The concept of love, as we know it today, is a mere bastardization created and propagated by the media and the entertainment industries. Because of such wrongful promotion and bastardization, the idea of love in the eyes of the most vulnerable minds has become synonimous of the feeling of butterflies in the stomach, sex, and dependence to a partner. Love has been degraded to a purely physical emotion that people crave to satisfy a need.
Of course, this is where the differentiation of types of love comes into play, as for instance, the love for a child is different in that neither sex nor the butterflies in the stomach are features that appear -although dependence traits still persist-. Likewise, the love for a parent, or for a relative, cannot be the same type of love as the love for a child or for a partner because of unique contexts for each.
Our ancient sages tought us that love is only of a single kind: love is love. As stated by the words of our ancient sages, "love thy neighbour as you love thyself". This well known versicle, also commonly known as 'The Golden Rule', in fact suggests that the love we have for another person not only can, but should, be of the same nature as the love we have for our own self. How is this possible?
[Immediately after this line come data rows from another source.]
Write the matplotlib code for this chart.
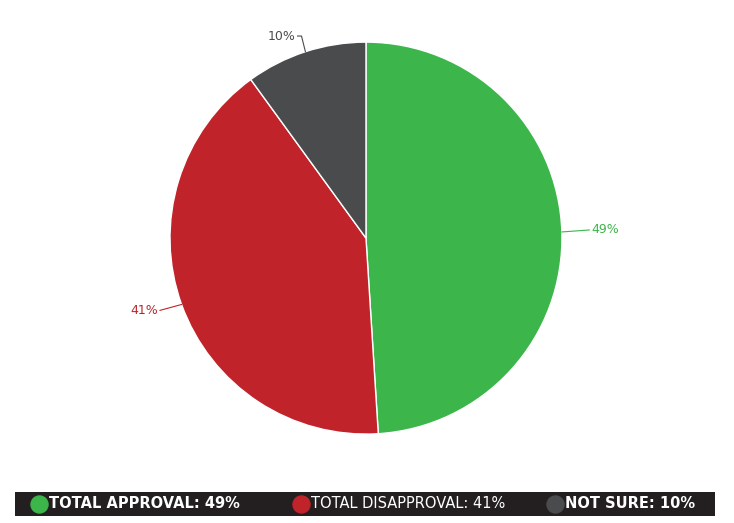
import matplotlib
matplotlib.use("Agg")
import matplotlib.pyplot as plt
import numpy as np

labels = ["TOTAL APPROVAL", "TOTAL DISAPPROVAL", "NOT SURE"]
values = [49, 41, 10]
colors = ["#3cb54a", "#c1232a", "#4a4b4d"]

fig = plt.figure(figsize=(7.34, 5.23), dpi=100)
ax = fig.add_axes([0.2316, 0.170, 0.534, 0.7495])
wedges, _ = ax.pie(values, colors=colors, startangle=90, counterclock=False,
                   radius=1.0, wedgeprops=dict(linewidth=1, edgecolor="white"))
ax.set_xlim(-1, 1); ax.set_ylim(-1, 1); ax.set_aspect("equal"); ax.axis("off")

offsets = [(0.15, 0.01), (-0.12, -0.03), (-0.02, 0.08)]
for w, v, c, (dx, dy) in zip(wedges, values, colors, offsets):
    ang = np.deg2rad((w.theta1 + w.theta2) / 2)
    x, y = np.cos(ang), np.sin(ang)
    if x > 0:
        tx, ty, ha = x + dx, y + dy, "left"
        ax.plot([x, tx - 0.01], [y, ty], color=c, lw=0.8, clip_on=False)
    elif y > 0.5:
        tx, ty, ha = x + dx - 0.03, y + dy, "right"
        ax.plot([x, x + dx, tx + 0.01], [y, ty, ty], color=c, lw=0.8, clip_on=False)
    else:
        tx, ty, ha = x + dx, y + dy, "right"
        ax.plot([x, tx + 0.01], [y, ty], color=c, lw=0.8, clip_on=False)
    ax.text(tx, ty, f"{v}%", color=c, ha=ha, va="center", fontsize=9,
            family="Liberation Sans Narrow", clip_on=False)

# legend bar
lax = fig.add_axes([15/734, 1-516/523, 700/734, 24/523])
lax.set_xlim(0, 700); lax.set_ylim(0, 24)
lax.set_facecolor("#231f20")
lax.set_xticks([]); lax.set_yticks([])
for s in lax.spines.values():
    s.set_visible(False)
xs = [24, 286, 540]
weights = ["bold", "normal", "bold"]
for x0, lab, v, c, wt in zip(xs, labels, values, colors, weights):
    lax.scatter([x0], [12], s=150, color=c, zorder=3)
    lax.text(x0 + 10, 12, f"{lab}: {v}%", color="white", fontsize=10.5,
             fontweight=wt, va="center", ha="left")

fig.savefig("out.png", dpi=100, facecolor="white")
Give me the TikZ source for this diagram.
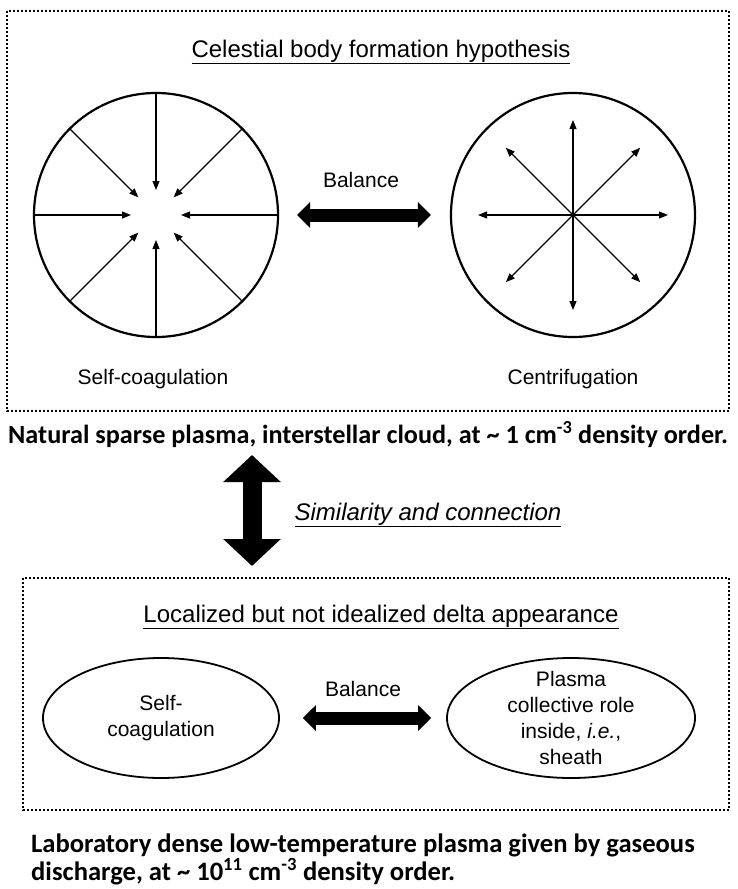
\documentclass[tikz,border=0pt]{standalone}
\usepackage{fontspec}
\setmainfont{Liberation Sans}
\newfontfamily\calibri{Carlito}
\usetikzlibrary{arrows.meta, shapes.geometric, calc}

\begin{document}
\begin{tikzpicture}[x=1pt, y=-1pt,
		every node/.style={inner sep=0pt},
		dotbox/.style={dotted, line width=2pt},
		sphere/.style={circle, draw, line width=2.2pt, minimum size=244pt},
		blob/.style={ellipse, draw, line width=1.8pt, minimum height=120pt},
		ray/.style={line width=1.1pt, -{Triangle[length=9pt, width=7pt]}},
		fat/.style={line width=13pt, {Triangle[length=13pt, width=25pt]}-{Triangle[length=13pt, width=25pt]}},
		fatter/.style={line width=19pt, {Triangle[length=27pt, width=56pt]}-{Triangle[length=27pt, width=56pt]}},
		txt/.style={font=\fontsize{21}{25.7}\selectfont, align=center},
		heading/.style={font=\fontsize{24}{28}\selectfont, anchor=base},
		remark/.style={font=\calibri\bfseries\fontsize{26.6}{28}\selectfont, anchor=base west, align=left}]
	\useasboundingbox (0,0) rectangle (738,889);

	% interstellar cloud
	\draw[dotbox] (7,11) rectangle (729,411);
	\node[heading] (hyp) at (381,57) {\underline{Celestial body formation hypothesis}};
	\node[sphere] (cloud) at (156,215) {};
	\node[sphere] (spin) at (573,215) {};
	\foreach \a in {0,45,...,315} {
		\draw[ray] (cloud.\a) -- ($(cloud.center)!25pt!(cloud.\a)$);
		\draw[ray] (spin.center) -- ($(spin.center)!95pt!(spin.\a)$);
	}
	\draw[fat, shorten <=18pt, shorten >=19pt] (cloud) -- (spin);
	\node[txt, anchor=base] (bal1) at (361,187) {Balance};
	\node[txt, anchor=base] (coag1) at (153,384) {Self-coagulation};
	\node[txt, anchor=base] (centr) at (573,384) {Centrifugation};
	\node[remark, font=\calibri\bfseries\fontsize{26.2}{28}\selectfont] (natural) at (8,443) {Natural sparse plasma, interstellar cloud, at \textasciitilde{} 1 cm\textsuperscript{-3} density order.};

	% link between the two
	\coordinate (up) at (252,455);
	\coordinate (down) at (252,566);
	\draw[fatter] (up) -- (down);
	\node[heading] (sim) at (428,520) {\underline{\itshape Similarity and connection}};

	% laboratory plasma
	\draw[dotbox] (23,578) rectangle (729,810);
	\node[heading] (ideal) at (381,622) {\underline{Localized but not idealized delta appearance}};
	\node[blob, minimum width=236pt] (coag2) at (161,718) {};
	\node[blob, minimum width=248pt] (sheath) at (571,718) {};
	\node[txt] at (coag2) {Self-\\coagulation};
	\node[txt] at (sheath) {Plasma\\collective role\\inside, \textit{i.e.},\\sheath};
	\draw[fat, shorten <=23pt, shorten >=15pt] (coag2) -- (sheath);
	\node[txt, anchor=base] (bal2) at (363,696) {Balance};
	\node[remark] (lab) at (31,880) {Laboratory dense low-temperature plasma given by gaseous\\discharge, at \textasciitilde{} 10\textsuperscript{11} cm\textsuperscript{-3} density order.};
\end{tikzpicture}
\end{document}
The only way in which we can understand all types of loves as one is knowing what love is about. It is necessary to understand that love is not a physical need of our Body; as a matter of fact, love is more intimately connected to our other two levels of existence (Mind and Soul). As such, love is a capacity to which only a deep level of consciousness can grant us access: We can only love someone by bonding to them mentally and spiritually.
To love someone, then, is to connect to them in Mind and Soul. By doing that connection, it is possible for us to get closer to them and actually being able to feel them in a spiritual sense. We can feel their pains, their happiness, their frustrations, their pleasures and their desires. Likewise, we are able to understand their feelings and to connect with them in a way that we care about their lives, ideas, feelings and thoughts in the same way that we would care about our own life, ideas, feelings and thoughts. We care about them as we care about us: The very nature of The Golden Rule.
In that regard, loving a life partner is not different than loving a child, or loving a parent, or loving a neighbour, or even loving the Universe. Love is a bond, a connection that allow two separate entities to compliment and support each other, eventually resembling more a single but well reinforced entity aligned towards fulfillment.